**To do**
Write out the records beneath this line exactly as they appear, minus any images.

**Records with drawing code**
** Begin **
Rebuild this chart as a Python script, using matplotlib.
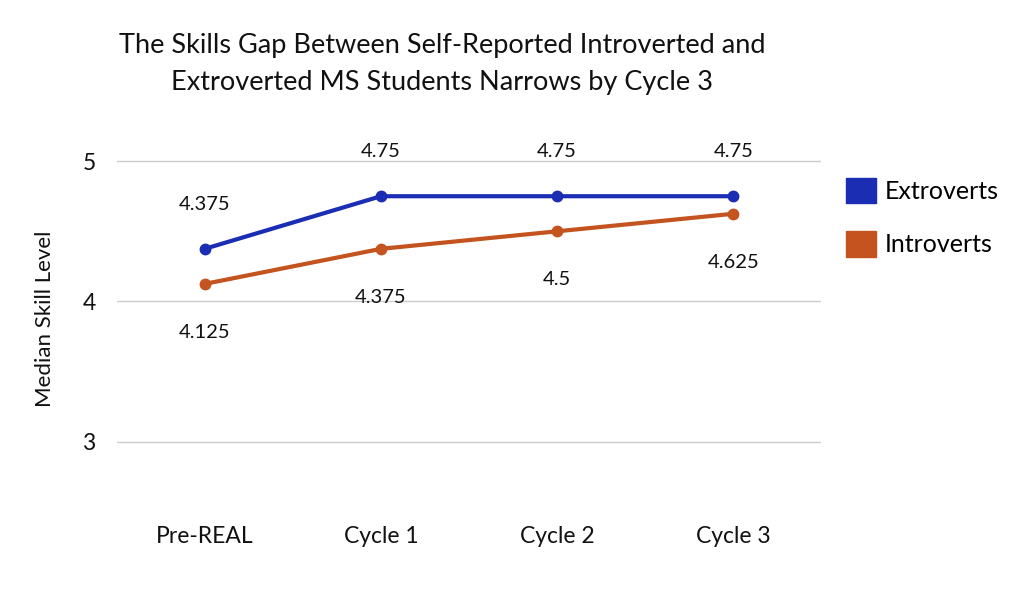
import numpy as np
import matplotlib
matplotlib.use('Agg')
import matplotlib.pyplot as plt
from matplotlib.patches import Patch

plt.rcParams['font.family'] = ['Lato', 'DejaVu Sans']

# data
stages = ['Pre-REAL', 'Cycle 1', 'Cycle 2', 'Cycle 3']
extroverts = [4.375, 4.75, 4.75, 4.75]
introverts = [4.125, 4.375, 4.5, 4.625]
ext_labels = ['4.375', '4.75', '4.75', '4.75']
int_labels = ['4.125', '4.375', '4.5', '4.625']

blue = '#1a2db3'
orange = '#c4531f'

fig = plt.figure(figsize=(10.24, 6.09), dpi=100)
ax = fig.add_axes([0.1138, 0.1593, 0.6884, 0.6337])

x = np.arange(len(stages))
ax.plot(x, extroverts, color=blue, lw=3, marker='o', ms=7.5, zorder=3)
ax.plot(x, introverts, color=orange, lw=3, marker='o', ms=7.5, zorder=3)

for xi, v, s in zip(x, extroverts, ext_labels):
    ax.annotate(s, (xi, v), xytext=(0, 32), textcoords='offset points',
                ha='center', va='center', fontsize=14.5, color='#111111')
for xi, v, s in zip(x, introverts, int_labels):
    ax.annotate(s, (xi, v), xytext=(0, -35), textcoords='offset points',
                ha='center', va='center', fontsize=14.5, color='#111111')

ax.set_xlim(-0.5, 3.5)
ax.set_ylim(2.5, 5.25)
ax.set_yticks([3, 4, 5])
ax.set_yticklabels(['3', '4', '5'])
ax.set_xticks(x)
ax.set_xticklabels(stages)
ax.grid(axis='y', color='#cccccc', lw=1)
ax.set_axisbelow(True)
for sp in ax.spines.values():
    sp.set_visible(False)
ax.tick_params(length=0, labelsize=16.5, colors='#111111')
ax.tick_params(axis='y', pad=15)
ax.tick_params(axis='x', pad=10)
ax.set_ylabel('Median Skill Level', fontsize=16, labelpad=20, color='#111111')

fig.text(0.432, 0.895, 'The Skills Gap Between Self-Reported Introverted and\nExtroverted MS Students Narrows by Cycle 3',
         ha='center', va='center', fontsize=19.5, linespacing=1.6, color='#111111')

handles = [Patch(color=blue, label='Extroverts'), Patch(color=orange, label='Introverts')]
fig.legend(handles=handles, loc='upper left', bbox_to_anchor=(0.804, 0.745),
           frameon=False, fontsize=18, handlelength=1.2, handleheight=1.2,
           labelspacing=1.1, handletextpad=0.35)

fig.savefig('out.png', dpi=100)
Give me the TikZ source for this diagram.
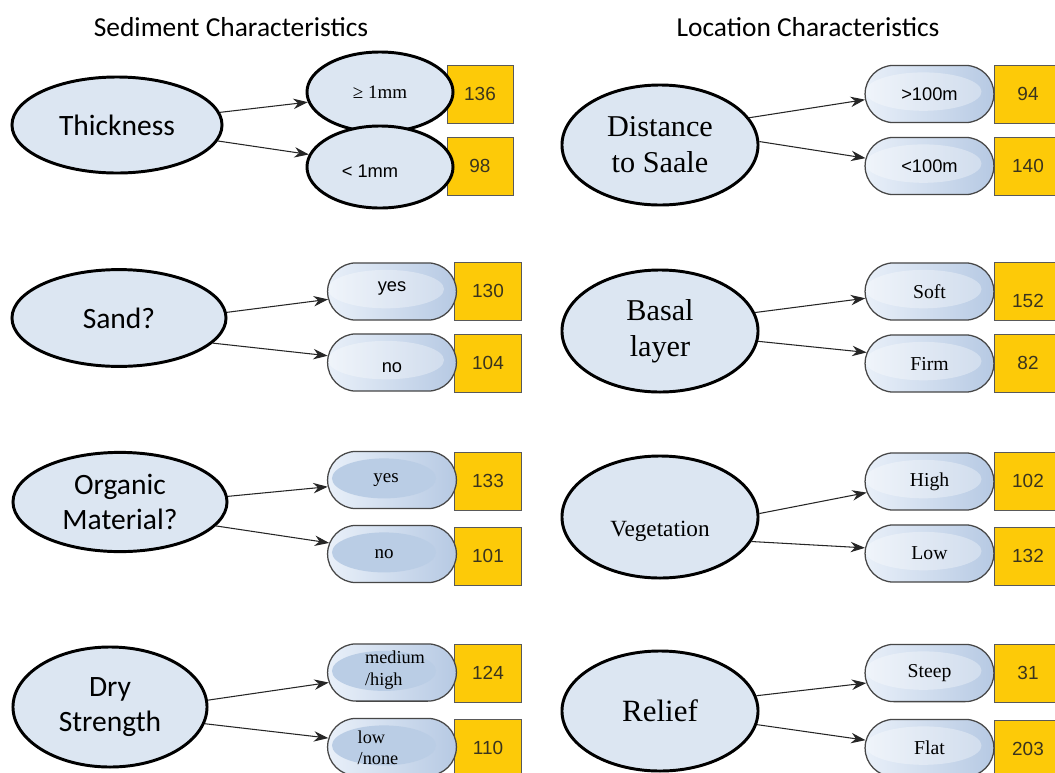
** End **
**Completed exercise**
Rebuild this chart as a Python script, using matplotlib.
import numpy as np
import matplotlib
matplotlib.use('Agg')
import matplotlib.pyplot as plt
from matplotlib.patches import Patch

plt.rcParams['font.family'] = ['Lato', 'DejaVu Sans']

# data
stages = ['Pre-REAL', 'Cycle 1', 'Cycle 2', 'Cycle 3']
extroverts = [4.375, 4.75, 4.75, 4.75]
introverts = [4.125, 4.375, 4.5, 4.625]
ext_labels = ['4.375', '4.75', '4.75', '4.75']
int_labels = ['4.125', '4.375', '4.5', '4.625']

blue = '#1a2db3'
orange = '#c4531f'

fig = plt.figure(figsize=(10.24, 6.09), dpi=100)
ax = fig.add_axes([0.1138, 0.1593, 0.6884, 0.6337])

x = np.arange(len(stages))
ax.plot(x, extroverts, color=blue, lw=3, marker='o', ms=7.5, zorder=3)
ax.plot(x, introverts, color=orange, lw=3, marker='o', ms=7.5, zorder=3)

for xi, v, s in zip(x, extroverts, ext_labels):
    ax.annotate(s, (xi, v), xytext=(0, 32), textcoords='offset points',
                ha='center', va='center', fontsize=14.5, color='#111111')
for xi, v, s in zip(x, introverts, int_labels):
    ax.annotate(s, (xi, v), xytext=(0, -35), textcoords='offset points',
                ha='center', va='center', fontsize=14.5, color='#111111')

ax.set_xlim(-0.5, 3.5)
ax.set_ylim(2.5, 5.25)
ax.set_yticks([3, 4, 5])
ax.set_yticklabels(['3', '4', '5'])
ax.set_xticks(x)
ax.set_xticklabels(stages)
ax.grid(axis='y', color='#cccccc', lw=1)
ax.set_axisbelow(True)
for sp in ax.spines.values():
    sp.set_visible(False)
ax.tick_params(length=0, labelsize=16.5, colors='#111111')
ax.tick_params(axis='y', pad=15)
ax.tick_params(axis='x', pad=10)
ax.set_ylabel('Median Skill Level', fontsize=16, labelpad=20, color='#111111')

fig.text(0.432, 0.895, 'The Skills Gap Between Self-Reported Introverted and\nExtroverted MS Students Narrows by Cycle 3',
         ha='center', va='center', fontsize=19.5, linespacing=1.6, color='#111111')

handles = [Patch(color=blue, label='Extroverts'), Patch(color=orange, label='Introverts')]
fig.legend(handles=handles, loc='upper left', bbox_to_anchor=(0.804, 0.745),
           frameon=False, fontsize=18, handlelength=1.2, handleheight=1.2,
           labelspacing=1.1, handletextpad=0.35)

fig.savefig('out.png', dpi=100)
Give me the TikZ source for this diagram.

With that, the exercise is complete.